Introduction to biological macromolecules

Lecture 1

Biological macromolecules

Large molecules essential for life, including carbohydrates, nucleic acids, and proteins; they interact in dynamic networks within cells to support structure, energy storage, information transfer, and catalysis.

Role of carbohydrates

Provide immediate and stored energy, form structural components (e.g., plant and bacterial cell walls), and create protective/signalling coats on cell surfaces that influence motility and adhesion.

Medical relevance of carbohydrates

Glucose homeostasis is vital; dysregulation leads to diabetes. Glycogen storage diseases arise from missing enzymes needed for glycogen synthesis or breakdown, causing weakness, sweating, confusion, kidney stones, and stunted growth.

Monosaccharides

Basic sugar units with multiple hydroxyl groups and either an aldehyde (aldose) or ketone (ketose). They rarely exist in linear form and instead cyclize into ring structures.

Glucose isomers (α and β)

Cyclization of glucose produces α‑ and β‑anomers, which differ at the anomeric carbon. These small structural differences lead to polysaccharides with dramatically different properties (e.g., starch vs cellulose).

Disaccharides

Two monosaccharides linked by a condensation reaction (loss of water). Example: sucrose (glucose + fructose).

Polysaccharides

Long chains of sugars that may be linear or branched. Their sequence is determined by enzymes, not genetic templates.

Reducing end

The end of a sugar chain capable of opening into a linear form and participating in redox reactions.

Glycogen

Highly branched glucose polymer used for rapid energy release. Branching increases the number of accessible ends for enzymatic digestion. In animals, especially active mammals, this supports fast mobilization of glucose during muscle activity.

N‑linked oligosaccharides

Complex carbohydrates attached to proteins via asparagine residues. Built from a core pentasaccharide and elaborated into diverse structures on cell surfaces.

Nucleic acids

DNA and RNA store and transmit genetic information. RNA also performs catalytic and structural roles (e.g., in ribosomes) and serves as the genome for some viruses.

Nucleotide structure

Composed of a sugar (ribose or deoxyribose), a nitrogenous base, and three phosphate groups.

DNA vs RNA bases

DNA uses A, T, G, C; RNA uses A, U, G, C.

Phosphodiester bond

Covalent linkage between nucleotides forming the sugar‑phosphate backbone of nucleic acids.

Base pairing

Hydrogen bonding between complementary bases: A–T (or A–U in RNA) and C–G. Enables double‑stranded DNA formation.

DNA double helix

Two antiparallel strands with bases stacked like ladder rungs; major and minor grooves form binding sites for proteins.

Hairpin loops in RNA

Local base‑paired structures formed when a single RNA strand folds back on itself. Important in tRNA and viral RNA structure.

tRNA structure

Contains four hairpin regions forming a compact 3D shape recognized by the ribosome; essential for accurate translation.

Ribosome

Large RNA–protein complex where RNA forms the catalytic active site. Responsible for protein synthesis.

Proteins

Highly diverse macromolecules that perform structural, catalytic, and regulatory functions. Their function depends on their 3D structure.

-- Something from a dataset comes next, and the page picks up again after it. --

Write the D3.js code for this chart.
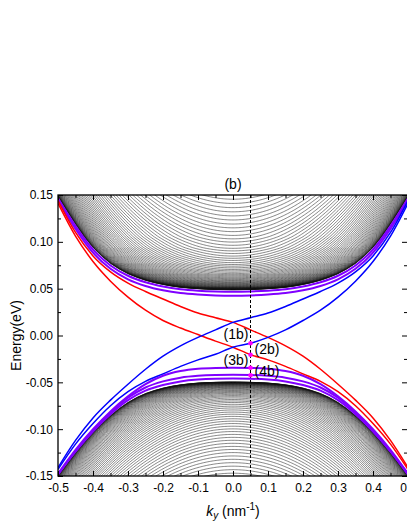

Four levels of protein structure !

Primary: amino acid sequence

Secondary: α‑helices and β‑sheets

Tertiary: overall 3D fold

Quaternary: arrangement of multiple polypeptide chains

Amino acid structure

Central carbon with amino group, carboxyl group, hydrogen, and variable R‑group. Natural proteins use L‑amino acids.

Hydrophobic amino acids

Non‑polar side chains that cluster inside proteins or at interaction interfaces. Cysteine can form disulphide bonds or bind metals.

Hydrophilic amino acids

Polar or charged side chains that interact with water; contribute to protein solubility and reactivity.

Peptide bond

Covalent bond linking amino acids via condensation; forms the protein backbone with N‑terminus and C‑terminus.